Created 02-13-2018 09:03 AM
Hi,
this makes sense. The data needs to be converted to ORC and compressed before being written, so it is normal that it is slower. How much slower depends on multiple factors. For sure, snappy is faster than zlib, but it takes a bit more disk space. And no compression is even faster, but again you need more disk space. The benefits of using ORC over text are multiple, though, and some of them are:
1. It requires fewer disk space;
2. You need to read less data;
3. Your queries on the resulting table will read only the columns needed (so if you have a lot of columns and you query just few of them in each query on the result table, you have a great performance gain by using ORC).
Created 02-13-2018 02:57 PM
but the source table is already ORC, why does it need to compress it before being written when it is already compressed in the source tbale... i have min, max, avg, stddev done on several columns along with grouping in the query ...

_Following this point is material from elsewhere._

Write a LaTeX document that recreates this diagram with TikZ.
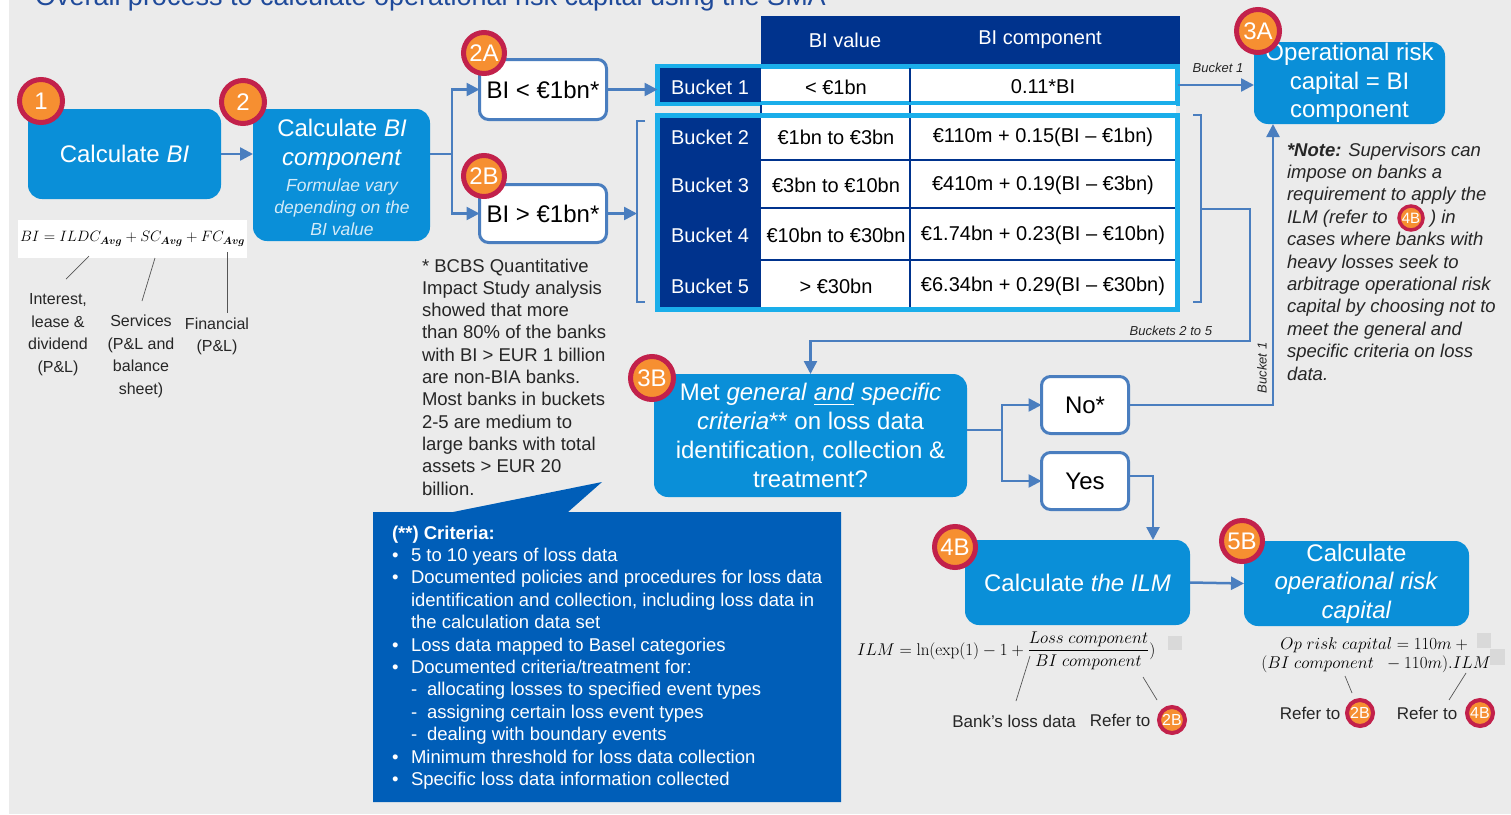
\RequirePackage{fix-cm}
\documentclass[tikz,border=0pt]{standalone}
\usepackage{amsmath}
\usepackage[no-math]{fontspec}
\setmainfont{Liberation Sans}
\usetikzlibrary{arrows.meta}

\definecolor{pagebg}{HTML}{EBEBEB}
\definecolor{boxblue}{HTML}{0A8FD8}
\definecolor{lineblue}{HTML}{4A7EBF}
\definecolor{navy}{HTML}{00338D}
\definecolor{tcyan}{HTML}{1AAEEA}
\definecolor{callblue}{HTML}{005EB8}
\definecolor{bred}{HTML}{C2214B}
\definecolor{borange}{HTML}{F68F31}
\definecolor{titleblue}{HTML}{1F4A9A}
\definecolor{ink}{HTML}{262626}
\definecolor{leadgrey}{HTML}{555555}
\definecolor{subtxt}{HTML}{D4EBF8}
\definecolor{sqgrey}{HTML}{D9D9D9}

\newcommand\fsz[2]{\fontsize{#1}{#2}\selectfont}

\begin{document}
\begin{tikzpicture}[x=1pt,y=-1pt,
  every node/.style={inner sep=0pt, outer sep=0pt},
  bluebox/.style={fill=boxblue, rounded corners=14pt, text=white, align=center},
  whitebox/.style={fill=white, draw=lineblue, line width=3pt, rounded corners=9pt, font=\fsz{24}{28}},
  conn/.style={draw=lineblue, line width=2.5pt},
  arr/.style={conn, -{Triangle[length=13pt,width=13pt]}},
  bracket/.style={draw=lineblue, line width=1.8pt},
  leader/.style={draw=leadgrey, line width=0.7pt},
  badge/.style={circle, fill=borange, draw=bred, line width=5pt, text=white, minimum size=43pt, font=\fsz{24}{24}},
  minibadge/.style={circle, fill=borange, draw=bred, line width=4pt, text=white, minimum size=26pt, font=\fsz{16}{16}},
  cell/.style={font=\fsz{20}{24}},
  hdr/.style={text=white, font=\fsz{20}{24}},
  tag/.style={font=\itshape\fsz{13}{15}, text=ink},
  note/.style={anchor=base west, text=ink, font=\fsz{18.5}{22}},
  crit/.style={anchor=base west, text=white, font=\fsz{18.5}{22}},
  lbl/.style={align=center, text=ink, font=\fsz{16}{22.5}},
]
\useasboundingbox (0,0) rectangle (1511,814);
\fill[white] (0,0) rectangle (1511,814);
\fill[pagebg] (9,0) rectangle (1511,814);

% heading (runs off the top edge)
\node[anchor=base west, text=titleblue, font=\fsz{27}{30}] (title) at (35,5)
  {Overall process to calculate operational risk capital using the SMA};

% ---------- step 1 and 2 ----------
\node[bluebox, minimum width=193, minimum height=90, font=\fsz{24}{28}] (n1) at (124.5,154) {Calculate \textit{BI}};
\node[bluebox, minimum width=177, minimum height=132] (n2) at (341.5,175) {};
\node[align=center, text=white, font=\fsz{24}{29}] (n2t) at (342,145) {Calculate \textit{BI}\\\textit{component}};
\node[align=center, text=subtxt, font=\itshape\fsz{17.5}{22}] (n2s) at (342,207) {Formulae vary\\depending on the\\BI value};

\draw[arr] (n1.east) -- (n1.east -| n2.west);

% BI formula with its parts
\node[fill=white, minimum width=229, minimum height=38, font=\fsz{15}{18}] (fbi) at (132.5,239)
  {$BI = ILDC_{\boldsymbol{Avg}} + SC_{\boldsymbol{Avg}} + FC_{\boldsymbol{Avg}}$};
\node[lbl] (lint) at (58,334.5) {Interest,\\lease \&\\dividend\\(P\&L)};
\node[lbl] (lsvc) at (141,356.5) {Services\\(P\&L and\\balance\\sheet)};
\node[lbl] (lfin) at (217,336.5) {Financial\\(P\&L)};
\draw[leader] (89,256) -- (66,279);
\draw[leader] (155,258) -- (142,301);
\draw[leader] (227,252) -- (227,313);

% ---------- 2A / 2B ----------
\node[whitebox, minimum width=127, minimum height=60] (n2a) at (543,89.5) {BI < €1bn*};
\node[whitebox, minimum width=127, minimum height=58] (n2b) at (543,213.5) {BI > €1bn*};
\draw[conn] (n1.east -| n2.east) -- ++(22,0) coordinate (sp1);
\draw[arr] (sp1) |- (n2a.west);
\draw[arr] (sp1) |- (n2b.west);

% ---------- bucket table ----------
\node[fill=navy, minimum width=419, minimum height=48, anchor=north west] (thead) at (761,16) {};
\node[hdr] (hv) at (845,40) {BI value};
\node[hdr] (hc) at (1040,40) {BI component};

\node[draw=tcyan, line width=5pt, fill=white, minimum width=520, minimum height=37] (b1) at (917.5,85) {};
\fill[navy] (660,68) rectangle (761,102);
\draw[navy, line width=2pt] (910,68) -- (910,102);

\fill[white] (761,105) rectangle (1176,114);
\draw[navy, line width=2pt] (761,105) -- (761,114) (910,105) -- (910,114);

\node[draw=tcyan, line width=5pt, fill=white, minimum width=520, minimum height=194] (b25) at (917.5,212.5) {};
\fill[navy] (660,118) rectangle (761,307);
\draw[navy, line width=2pt] (910,118) -- (910,307);
\draw[navy, line width=2pt] (761,160) -- (1175,160) (761,208) -- (1175,208) (761,260) -- (1175,260);

\node[cell, text=white] (k1) at (710,87) {Bucket 1};
\node[cell] (v1) at (836,87) {< €1bn};
\node[cell] (f1) at (1043,87) {0.11*BI};
\node[cell, text=white] (k2) at (710,137) {Bucket 2};
\node[cell] (v2) at (836,137) {€1bn to €3bn};
\node[cell] (f2) at (1043,137) {€110m + 0.15(BI – €1bn)};
\node[cell, text=white] (k3) at (710,185) {Bucket 3};
\node[cell] (v3) at (836,185) {€3bn to €10bn};
\node[cell] (f3) at (1043,185) {€410m + 0.19(BI – €3bn)};
\node[cell, text=white] (k4) at (710,235) {Bucket 4};
\node[cell] (v4) at (836,235) {€10bn to €30bn};
\node[cell] (f4) at (1043,235) {€1.74bn + 0.23(BI – €10bn)};
\node[cell, text=white] (k5) at (710,286) {Bucket 5};
\node[cell] (v5) at (836,286) {> €30bn};
\node[cell] (f5) at (1043,286) {€6.34bn + 0.29(BI – €30bn)};

% brackets round buckets 2 to 5
\draw[bracket] (645,121) -- (637,121) -- (637,302) -- (645,302);
\coordinate (lb) at (637,214);
\draw[bracket] (1193,115) -- (1201,115) -- (1201,302) -- (1193,302);
\coordinate (rb) at (1201,209);

\draw[arr] (n2a.east) -- (n2a.east -| b1.west);
\draw[arr] (n2b.east) -- (n2b.east -| lb);

% ---------- 3A ----------
\node[bluebox, minimum width=191, minimum height=82, font=\fsz{24}{28.5}] (n3a) at (1349.5,83) {Operational risk\\capital = BI\\component};
\draw[arr] (b1.east) -- (b1.east -| n3a.west);
\node[tag] (t1) at (1218,68) {Bucket 1};

% ---------- 3B ----------
\node[bluebox, minimum width=313, minimum height=123, font=\fsz{24}{29}] (n3b) at (810.5,435.5)
  {Met \textit{general} \underline{\textit{and}} \textit{specific}\\\textit{criteria}** on loss data\\identification, collection \&\\treatment?};
\draw[arr] (rb) -- (1250,209) -- (1250,341) -| (n3b.north);
\node[tag, anchor=east] (t25) at (1212,331) {Buckets 2 to 5};

\node[whitebox, minimum width=87, minimum height=57] (nno) at (1085,405) {No*};
\node[whitebox, minimum width=87, minimum height=57] (nyes) at (1085,481) {Yes};
\draw[conn] ([yshift=5.5pt]n3b.east) -- ++(35,0) coordinate (sp2);
\draw[arr] (sp2) |- (nno.west);
\draw[arr] (sp2) |- (nyes.west);
\draw[arr] (nno.east) -| ([xshift=-76.5pt]n3a.south);
\node[tag, rotate=90] (t1b) at (1262,368) {Bucket 1};

% ---------- 4B / 5B ----------
\node[bluebox, minimum width=225, minimum height=85, font=\fsz{24}{28}] (n4b) at (1077.5,582.5) {Calculate \textit{the ILM}};
\node[bluebox, minimum width=225, minimum height=85, font=\fsz{24}{28.5}] (n5b) at (1356.5,583.5) {Calculate\\\textit{operational risk}\\\textit{capital}};
\draw[arr] ([yshift=5pt]nyes.east) -| ([xshift=75.5pt]n4b.north);
\draw[arr] (n4b.east) -- (n5b.west);

% ILM formula
\node[anchor=west, font=\fsz{17}{20}] (film) at (857,651)
  {$ILM = \ln(\exp(1) - 1 + \dfrac{Loss\ component}{BI\ component})$};
\fill[sqgrey] (1168,636) rectangle (1182,650);
\node[text=ink, font=\fsz{17}{20}] (lbank) at (1014,721) {Bank’s loss data};
\node[text=ink, font=\fsz{17}{20}] (lref1) at (1120,720) {Refer to};
\node[minibadge] (r2b) at (1172,720) {2B};
\draw[leader] (1030,656) -- (1016,701);
\draw[leader] (1143,677) -- (1157,700);

% capital formula
\node[align=center, font=\fsz{17}{19.5}] (fop) at (1376,655)
  {$Op\ risk\ capital = 110m +{}$\\$(BI\ component\ \ - 110m).ILM$};
\fill[sqgrey] (1477,633) rectangle (1491,648);
\fill[sqgrey] (1490,649) rectangle (1505,665);
\node[text=ink, font=\fsz{17}{20}] (lref2) at (1310,713) {Refer to};
\node[minibadge] (r2b2) at (1360,713) {2B};
\node[text=ink, font=\fsz{17}{20}] (lref3) at (1427,713) {Refer to};
\node[minibadge] (r4b) at (1480,713) {4B};
\draw[leader] (1345,676) -- (1352,693);
\draw[leader] (1466,673) -- (1449,700);

% ---------- notes ----------
\foreach \t [count=\i] in {{* BCBS Quantitative},{Impact Study analysis},{showed that more},{than 80\% of the banks},{with BI > EUR 1 billion},{are non-BIA banks.},{Most banks in buckets},{2-5 are medium to},{large banks with total},{assets > EUR 20},{billion.}}
  \node[note] (mn\i) at (422,{272+22.3*(\i-1)}) {\t};

\foreach \t [count=\i] in {{\textbf{*Note:} Supervisors can},{impose on banks a},{requirement to apply the}}
  \node[note, font=\itshape\fsz{18.5}{22}] (rn\i) at (1287,{156+22.4*(\i-1)}) {\t};
\node[note, font=\itshape\fsz{18.5}{22}] (rn4) at (1287,223.2) {ILM (refer to};
\node[minibadge, minimum size=24pt, line width=3.5pt, font=\fsz{15}{15}] (nb4) at (1411,218) {4B};
\node[note, font=\itshape\fsz{18.5}{22}] (rn4b) at (1430,223.2) {) in};
\foreach \t [count=\i from 5] in {{cases where banks with},{heavy losses seek to},{arbitrage operational risk},{capital by choosing not to},{meet the general and},{specific criteria on loss},{data.}}
  \node[note, font=\itshape\fsz{18.5}{22}] (rn\i) at (1287,{156+22.4*(\i-1)}) {\t};

% ---------- criteria call-out ----------
\fill[callblue] (373,512) -- (453,512) -- (602,482) -- (568,512) -- (841,512) -- (841,802) -- (373,802) -- cycle;
\node[crit, font=\bfseries\fsz{18.5}{22}] (c0) at (392,539) {(**) Criteria:};
\node[crit] (c1m) at (392,561.4) {•};
\node[crit] (c1) at (411,561.4) {5 to 10 years of loss data};
\node[crit] (c2m) at (392,583.8) {•};
\node[crit] (c2) at (411,583.8) {Documented policies and procedures for loss data};
\node[crit] (c3) at (411,606.2) {identification and collection, including loss data in};
\node[crit] (c4) at (411,628.6) {the calculation data set};
\node[crit] (c5m) at (392,651) {•};
\node[crit] (c5) at (411,651) {Loss data mapped to Basel categories};
\node[crit] (c6m) at (392,673.4) {•};
\node[crit] (c6) at (411,673.4) {Documented criteria/treatment for:};
\node[crit] (c7m) at (411,695.8) {-};
\node[crit] (c7) at (427,695.8) {allocating losses to specified event types};
\node[crit] (c8m) at (411,718.2) {-};
\node[crit] (c8) at (427,718.2) {assigning certain loss event types};
\node[crit] (c9m) at (411,740.6) {-};
\node[crit] (c9) at (427,740.6) {dealing with boundary events};
\node[crit] (c10m) at (392,763) {•};
\node[crit] (c10) at (411,763) {Minimum threshold for loss data collection};
\node[crit] (c11m) at (392,785.4) {•};
\node[crit] (c11) at (411,785.4) {Specific loss data information collected};

% ---------- step badges ----------
\node[badge] (bg1) at (41,101) {1};
\node[badge] (bg2) at (243,102) {2};
\node[badge, minimum size=41pt] (bg2a) at (484,53) {2A};
\node[badge, minimum size=41pt] (bg2b) at (484,176) {2B};
\node[badge] (bg3a) at (1258,31) {3A};
\node[badge] (bg3b) at (652,378) {3B};
\node[badge, minimum size=41pt] (bg4b) at (955,547) {4B};
\node[badge, minimum size=41pt] (bg5b) at (1242,541) {5B};
\end{tikzpicture}
\end{document}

The other benefits you mentioned are understood, but i am not really sure why delay for orc table when it is usually faster than text ... everywhere it claims orc is faster.
Created 02-13-2018 03:42 PM
the format of the input table doesn't matter. When Spark reads a table (whatever format it has) it brings it in its internal memory representation. Then, when Spark writes the new table, it "converts" its internal representation of the result in the output format. Since the ORC format is way more complex than the text one, it will take longer to write, And even longer if it is compressed. It takes longer simply because it has more things to do in order to write the ORC file rather than a simple text file.
ORC is faster than text in reading, but it is slower in writing. The assumption is that you write the table once and then you read it many times, so the critical part is reading: therefore ORC is claimed to be faster, because in general it is more convenient. But if you are concerned about performance (and you don't care disk space) and you write only your data and never read it (not sure it makes sense to write something which is never read), than the text format is surely more performant.
Created 02-13-2018 07:55 PM
thanks for the explanation.... i have one last question ..
So, if my source is orc table and destination is text table, is the write slower because you are writing into text table?
Or, if my destination is orc table, will the write be faster?
Thanks so much!
Created 02-14-2018 07:55 AM
No, writing to text table is faster than writing ORC, independently from what your source is. Reading, instead, is always faster from an ORC table.